-- Begin Source material --
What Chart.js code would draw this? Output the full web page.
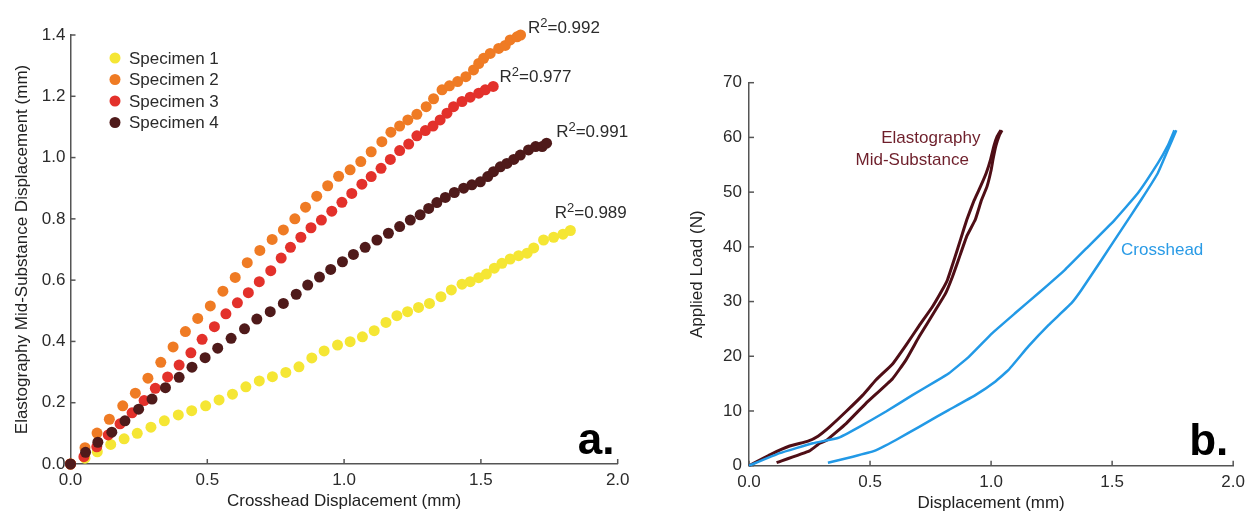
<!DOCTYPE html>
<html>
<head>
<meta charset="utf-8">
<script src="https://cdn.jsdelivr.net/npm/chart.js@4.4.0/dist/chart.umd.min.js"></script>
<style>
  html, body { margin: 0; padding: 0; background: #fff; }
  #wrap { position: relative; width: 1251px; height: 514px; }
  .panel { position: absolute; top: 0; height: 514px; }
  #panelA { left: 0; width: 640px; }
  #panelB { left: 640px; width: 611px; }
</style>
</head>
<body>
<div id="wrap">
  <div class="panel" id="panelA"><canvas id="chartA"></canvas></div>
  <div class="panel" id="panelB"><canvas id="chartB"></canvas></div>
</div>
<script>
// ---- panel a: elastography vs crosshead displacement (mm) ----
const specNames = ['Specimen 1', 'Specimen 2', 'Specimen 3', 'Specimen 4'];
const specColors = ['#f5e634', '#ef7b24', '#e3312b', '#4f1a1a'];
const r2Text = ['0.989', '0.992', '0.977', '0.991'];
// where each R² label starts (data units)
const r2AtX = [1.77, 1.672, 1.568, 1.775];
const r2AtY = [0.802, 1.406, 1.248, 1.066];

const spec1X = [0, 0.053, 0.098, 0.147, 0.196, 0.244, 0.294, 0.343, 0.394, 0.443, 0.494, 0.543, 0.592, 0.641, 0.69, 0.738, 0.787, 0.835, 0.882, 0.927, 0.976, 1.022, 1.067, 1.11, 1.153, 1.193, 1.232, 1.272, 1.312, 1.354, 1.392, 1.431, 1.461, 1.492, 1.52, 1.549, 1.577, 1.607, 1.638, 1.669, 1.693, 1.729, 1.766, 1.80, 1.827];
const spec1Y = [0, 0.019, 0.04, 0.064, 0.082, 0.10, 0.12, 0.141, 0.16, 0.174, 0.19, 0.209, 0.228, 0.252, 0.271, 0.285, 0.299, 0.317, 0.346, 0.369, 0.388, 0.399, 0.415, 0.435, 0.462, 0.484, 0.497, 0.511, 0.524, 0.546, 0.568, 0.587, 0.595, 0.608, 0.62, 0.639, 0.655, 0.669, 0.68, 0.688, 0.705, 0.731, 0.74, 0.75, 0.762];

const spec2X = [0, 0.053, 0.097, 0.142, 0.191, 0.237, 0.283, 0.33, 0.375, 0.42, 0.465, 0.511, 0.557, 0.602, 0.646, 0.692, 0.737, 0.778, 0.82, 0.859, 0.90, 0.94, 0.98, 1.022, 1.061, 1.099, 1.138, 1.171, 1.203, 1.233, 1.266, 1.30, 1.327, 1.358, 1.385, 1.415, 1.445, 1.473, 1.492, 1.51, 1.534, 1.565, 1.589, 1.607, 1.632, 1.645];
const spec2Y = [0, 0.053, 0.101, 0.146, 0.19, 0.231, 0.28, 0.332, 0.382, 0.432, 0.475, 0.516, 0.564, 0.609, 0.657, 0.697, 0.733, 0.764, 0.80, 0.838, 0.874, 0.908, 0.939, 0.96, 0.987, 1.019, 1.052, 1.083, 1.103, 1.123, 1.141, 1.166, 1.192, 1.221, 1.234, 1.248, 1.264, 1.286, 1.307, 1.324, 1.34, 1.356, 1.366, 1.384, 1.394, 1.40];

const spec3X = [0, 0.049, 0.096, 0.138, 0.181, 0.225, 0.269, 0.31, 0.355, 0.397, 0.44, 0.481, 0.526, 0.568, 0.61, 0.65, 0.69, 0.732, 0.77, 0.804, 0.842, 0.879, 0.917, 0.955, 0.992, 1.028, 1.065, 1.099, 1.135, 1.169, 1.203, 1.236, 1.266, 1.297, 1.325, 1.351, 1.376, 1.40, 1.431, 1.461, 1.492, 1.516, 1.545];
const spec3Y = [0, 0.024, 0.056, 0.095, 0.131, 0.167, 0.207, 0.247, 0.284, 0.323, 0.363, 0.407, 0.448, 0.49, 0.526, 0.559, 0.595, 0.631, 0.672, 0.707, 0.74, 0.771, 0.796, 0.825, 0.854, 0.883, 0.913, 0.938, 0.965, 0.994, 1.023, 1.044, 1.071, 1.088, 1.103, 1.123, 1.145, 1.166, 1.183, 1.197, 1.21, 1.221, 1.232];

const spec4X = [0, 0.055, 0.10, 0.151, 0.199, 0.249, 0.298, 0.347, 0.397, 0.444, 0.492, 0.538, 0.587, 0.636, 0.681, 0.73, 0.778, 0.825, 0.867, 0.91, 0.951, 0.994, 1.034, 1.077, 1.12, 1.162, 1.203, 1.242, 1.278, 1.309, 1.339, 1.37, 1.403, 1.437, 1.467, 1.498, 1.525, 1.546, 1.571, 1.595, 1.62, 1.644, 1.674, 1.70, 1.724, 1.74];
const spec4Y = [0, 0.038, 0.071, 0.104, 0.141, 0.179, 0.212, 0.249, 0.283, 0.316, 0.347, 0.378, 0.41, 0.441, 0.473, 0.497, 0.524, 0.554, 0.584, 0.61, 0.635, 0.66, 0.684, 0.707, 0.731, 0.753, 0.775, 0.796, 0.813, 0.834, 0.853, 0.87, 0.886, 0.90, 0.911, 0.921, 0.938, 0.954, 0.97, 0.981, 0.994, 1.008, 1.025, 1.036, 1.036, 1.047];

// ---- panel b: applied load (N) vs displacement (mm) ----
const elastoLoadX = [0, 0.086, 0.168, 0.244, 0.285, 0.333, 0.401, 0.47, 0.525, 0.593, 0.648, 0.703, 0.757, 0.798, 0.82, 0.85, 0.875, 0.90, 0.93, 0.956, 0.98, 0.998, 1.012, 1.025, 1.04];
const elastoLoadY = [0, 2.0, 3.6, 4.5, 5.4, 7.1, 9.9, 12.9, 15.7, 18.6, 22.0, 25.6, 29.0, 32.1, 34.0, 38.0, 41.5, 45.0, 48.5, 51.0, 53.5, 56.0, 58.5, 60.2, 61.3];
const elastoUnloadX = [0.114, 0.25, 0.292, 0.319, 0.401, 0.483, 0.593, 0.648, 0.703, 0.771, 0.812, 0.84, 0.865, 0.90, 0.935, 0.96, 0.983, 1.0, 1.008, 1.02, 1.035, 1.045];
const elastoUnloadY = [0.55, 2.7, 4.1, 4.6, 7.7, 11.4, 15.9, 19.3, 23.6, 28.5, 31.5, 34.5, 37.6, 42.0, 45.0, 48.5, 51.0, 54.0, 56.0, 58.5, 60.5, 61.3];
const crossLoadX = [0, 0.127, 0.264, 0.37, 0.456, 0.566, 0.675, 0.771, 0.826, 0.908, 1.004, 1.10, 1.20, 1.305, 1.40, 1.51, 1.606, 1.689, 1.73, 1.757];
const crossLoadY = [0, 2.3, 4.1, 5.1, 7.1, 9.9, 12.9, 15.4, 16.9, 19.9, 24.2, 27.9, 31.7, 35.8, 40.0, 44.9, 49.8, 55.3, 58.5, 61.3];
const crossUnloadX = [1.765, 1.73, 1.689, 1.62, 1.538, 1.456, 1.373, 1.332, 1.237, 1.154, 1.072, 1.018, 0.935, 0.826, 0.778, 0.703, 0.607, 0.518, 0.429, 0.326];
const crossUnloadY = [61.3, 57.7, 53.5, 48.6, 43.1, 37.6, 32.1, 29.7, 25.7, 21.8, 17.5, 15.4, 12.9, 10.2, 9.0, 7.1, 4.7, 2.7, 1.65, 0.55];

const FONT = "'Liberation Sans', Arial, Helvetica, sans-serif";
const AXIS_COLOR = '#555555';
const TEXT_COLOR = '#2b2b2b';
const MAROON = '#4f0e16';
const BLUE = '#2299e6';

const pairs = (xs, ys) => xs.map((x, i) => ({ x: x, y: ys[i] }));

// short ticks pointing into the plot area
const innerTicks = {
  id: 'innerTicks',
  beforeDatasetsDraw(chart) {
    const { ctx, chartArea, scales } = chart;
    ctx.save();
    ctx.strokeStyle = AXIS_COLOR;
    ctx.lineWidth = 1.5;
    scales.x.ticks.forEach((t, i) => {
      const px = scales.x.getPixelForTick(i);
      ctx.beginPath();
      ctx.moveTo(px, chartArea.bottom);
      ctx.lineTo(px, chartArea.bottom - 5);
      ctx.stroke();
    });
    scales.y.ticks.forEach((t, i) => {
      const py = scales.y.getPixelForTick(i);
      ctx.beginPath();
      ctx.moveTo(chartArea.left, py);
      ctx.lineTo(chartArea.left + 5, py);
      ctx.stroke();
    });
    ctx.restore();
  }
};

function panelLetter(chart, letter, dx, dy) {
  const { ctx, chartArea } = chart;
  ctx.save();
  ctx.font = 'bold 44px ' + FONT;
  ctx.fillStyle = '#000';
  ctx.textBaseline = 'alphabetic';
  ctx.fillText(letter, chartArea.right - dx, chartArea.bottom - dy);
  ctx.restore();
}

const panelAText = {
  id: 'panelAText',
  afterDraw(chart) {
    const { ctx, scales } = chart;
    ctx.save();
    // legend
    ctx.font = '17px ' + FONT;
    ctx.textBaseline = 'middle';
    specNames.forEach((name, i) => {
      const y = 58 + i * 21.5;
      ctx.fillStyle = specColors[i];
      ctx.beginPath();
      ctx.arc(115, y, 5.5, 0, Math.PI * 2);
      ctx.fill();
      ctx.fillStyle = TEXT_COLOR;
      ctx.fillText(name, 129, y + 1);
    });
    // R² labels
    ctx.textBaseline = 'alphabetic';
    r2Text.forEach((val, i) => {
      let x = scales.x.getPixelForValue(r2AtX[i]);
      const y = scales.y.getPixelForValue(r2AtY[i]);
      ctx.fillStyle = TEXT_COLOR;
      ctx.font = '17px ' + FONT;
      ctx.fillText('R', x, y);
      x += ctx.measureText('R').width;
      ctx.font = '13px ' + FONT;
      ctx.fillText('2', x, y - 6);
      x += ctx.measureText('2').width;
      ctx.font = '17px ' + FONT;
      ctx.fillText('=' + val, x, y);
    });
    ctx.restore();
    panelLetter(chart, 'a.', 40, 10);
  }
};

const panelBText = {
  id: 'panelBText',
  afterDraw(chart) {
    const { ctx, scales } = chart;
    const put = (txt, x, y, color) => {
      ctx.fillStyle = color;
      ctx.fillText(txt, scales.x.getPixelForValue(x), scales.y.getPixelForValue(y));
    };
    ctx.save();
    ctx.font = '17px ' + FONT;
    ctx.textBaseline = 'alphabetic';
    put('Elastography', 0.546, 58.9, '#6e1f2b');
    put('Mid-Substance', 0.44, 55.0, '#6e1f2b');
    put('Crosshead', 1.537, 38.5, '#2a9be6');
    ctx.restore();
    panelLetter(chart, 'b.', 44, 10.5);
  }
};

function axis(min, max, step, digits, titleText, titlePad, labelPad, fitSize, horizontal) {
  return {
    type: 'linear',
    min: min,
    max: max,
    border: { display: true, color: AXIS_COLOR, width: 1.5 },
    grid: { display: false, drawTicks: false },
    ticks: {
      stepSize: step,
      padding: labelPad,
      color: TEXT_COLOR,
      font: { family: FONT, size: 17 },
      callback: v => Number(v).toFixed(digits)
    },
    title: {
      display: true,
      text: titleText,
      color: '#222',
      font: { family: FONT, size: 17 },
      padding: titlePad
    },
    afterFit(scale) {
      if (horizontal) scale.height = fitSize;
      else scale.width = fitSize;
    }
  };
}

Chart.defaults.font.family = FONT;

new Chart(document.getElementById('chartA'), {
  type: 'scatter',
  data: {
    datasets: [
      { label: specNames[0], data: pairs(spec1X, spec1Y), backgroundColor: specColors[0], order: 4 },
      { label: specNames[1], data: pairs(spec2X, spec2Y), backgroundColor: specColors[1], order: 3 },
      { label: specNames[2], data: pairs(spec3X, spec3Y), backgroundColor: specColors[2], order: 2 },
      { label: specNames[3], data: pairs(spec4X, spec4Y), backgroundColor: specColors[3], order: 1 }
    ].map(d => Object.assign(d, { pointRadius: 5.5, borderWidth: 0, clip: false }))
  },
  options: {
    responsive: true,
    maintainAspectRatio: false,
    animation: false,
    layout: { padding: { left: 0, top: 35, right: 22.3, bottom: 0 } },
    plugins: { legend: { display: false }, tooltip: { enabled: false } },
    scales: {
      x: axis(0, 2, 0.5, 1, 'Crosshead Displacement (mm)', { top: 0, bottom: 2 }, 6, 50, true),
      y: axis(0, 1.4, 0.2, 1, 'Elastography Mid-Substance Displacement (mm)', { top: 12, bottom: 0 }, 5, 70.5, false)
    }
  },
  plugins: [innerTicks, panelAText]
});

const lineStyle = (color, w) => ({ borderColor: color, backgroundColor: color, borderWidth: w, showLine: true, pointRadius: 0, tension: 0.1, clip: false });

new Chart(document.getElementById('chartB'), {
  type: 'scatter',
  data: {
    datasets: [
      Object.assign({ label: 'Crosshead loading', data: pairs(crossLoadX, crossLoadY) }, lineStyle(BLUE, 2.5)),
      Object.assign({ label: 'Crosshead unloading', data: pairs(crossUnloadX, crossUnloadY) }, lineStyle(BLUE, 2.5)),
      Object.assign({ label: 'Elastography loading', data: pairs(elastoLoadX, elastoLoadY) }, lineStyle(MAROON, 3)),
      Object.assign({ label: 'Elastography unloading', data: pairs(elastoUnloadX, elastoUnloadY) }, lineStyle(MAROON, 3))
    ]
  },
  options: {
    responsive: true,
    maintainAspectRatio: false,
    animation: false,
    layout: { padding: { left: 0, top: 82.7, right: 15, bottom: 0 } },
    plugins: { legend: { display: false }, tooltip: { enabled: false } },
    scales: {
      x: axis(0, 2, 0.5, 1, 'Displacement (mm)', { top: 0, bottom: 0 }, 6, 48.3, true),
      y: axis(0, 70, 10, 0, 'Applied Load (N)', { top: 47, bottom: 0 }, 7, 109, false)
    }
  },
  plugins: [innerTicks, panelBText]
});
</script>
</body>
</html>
-- End Source material --
— What to do —
Repeat the listing above from its first line through the line that contains "const r2AtY = [0.802, 1.406, 1.248, 1.066];", both included, and nothing more. Drop the pictures.

— Task output —
What Chart.js code would draw this? Output the full web page.
<!DOCTYPE html>
<html>
<head>
<meta charset="utf-8">
<script src="https://cdn.jsdelivr.net/npm/chart.js@4.4.0/dist/chart.umd.min.js"></script>
<style>
  html, body { margin: 0; padding: 0; background: #fff; }
  #wrap { position: relative; width: 1251px; height: 514px; }
  .panel { position: absolute; top: 0; height: 514px; }
  #panelA { left: 0; width: 640px; }
  #panelB { left: 640px; width: 611px; }
</style>
</head>
<body>
<div id="wrap">
  <div class="panel" id="panelA"><canvas id="chartA"></canvas></div>
  <div class="panel" id="panelB"><canvas id="chartB"></canvas></div>
</div>
<script>
// ---- panel a: elastography vs crosshead displacement (mm) ----
const specNames = ['Specimen 1', 'Specimen 2', 'Specimen 3', 'Specimen 4'];
const specColors = ['#f5e634', '#ef7b24', '#e3312b', '#4f1a1a'];
const r2Text = ['0.989', '0.992', '0.977', '0.991'];
// where each R² label starts (data units)
const r2AtX = [1.77, 1.672, 1.568, 1.775];
const r2AtY = [0.802, 1.406, 1.248, 1.066];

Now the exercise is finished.